Abstract

Fine-grained resin bonded diamond tools are often used for ultra-precision machining of brittle materials to achieve optical surfaces. A well-known drawback is the high tool wear. Therefore, grinding processes need to be developed exhibiting less wear and higher profitability. Consequently, the presented work focuses on conditioning a mono-layered, coarse-grained diamond grinding wheel with a spherical profile and an average grain size of 301 µm by combining a thermo-chemical and a mechanical-abrasive dressing technique. This processing leads to a run-out error of the grinding wheel in a low-micrometer range. Additionally, the thermo-chemical dressing leads to flattened grains, which supports the generation of hydrostatic pressure in the cutting zone and enables ductile-mode grinding of hard and brittle materials.
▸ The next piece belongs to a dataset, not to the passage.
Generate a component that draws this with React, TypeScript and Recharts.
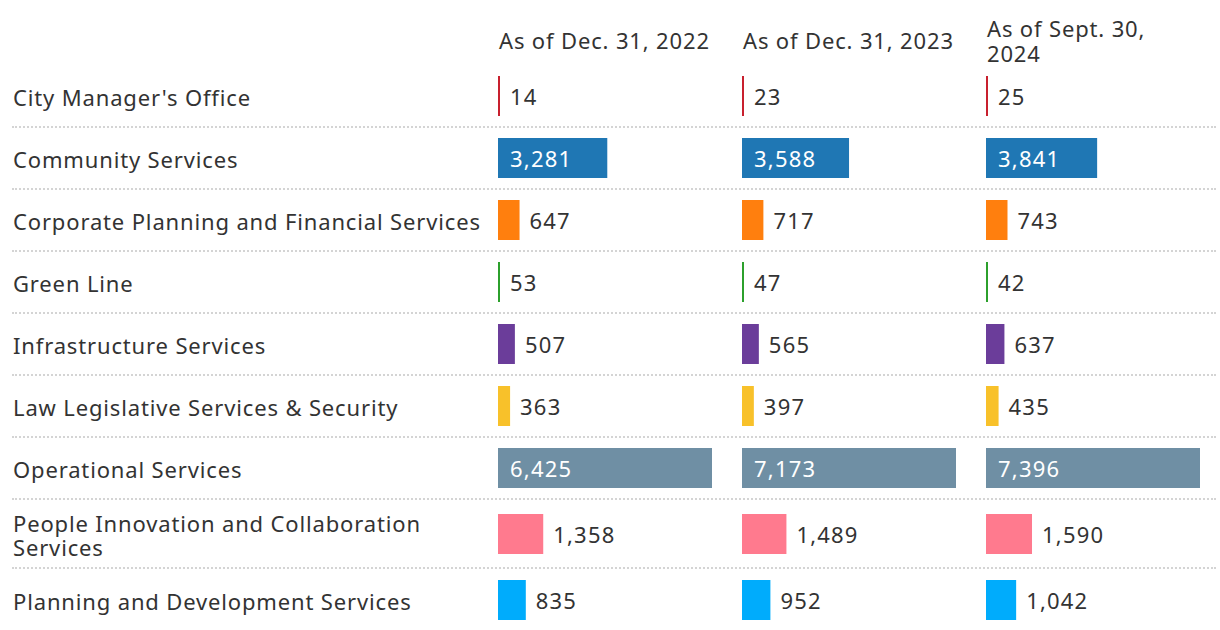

After dressing, the application characteristics of coarse-grained diamond grinding wheels were examined by grinding optical glasses, fused silica and glass–ceramics in two different kinematics, plunge-cut surface grinding and cross grinding. For plunge-cut surface grinding, a critical depth of cut and surface roughness were determined and for cross-grinding experiments the subsurface damage was analyzed additionally. Finally, the identified parameters for ductile-machining with coarse-grained diamond grinding wheels were used for grinding a surface of 2000 mm2 in glass–ceramics.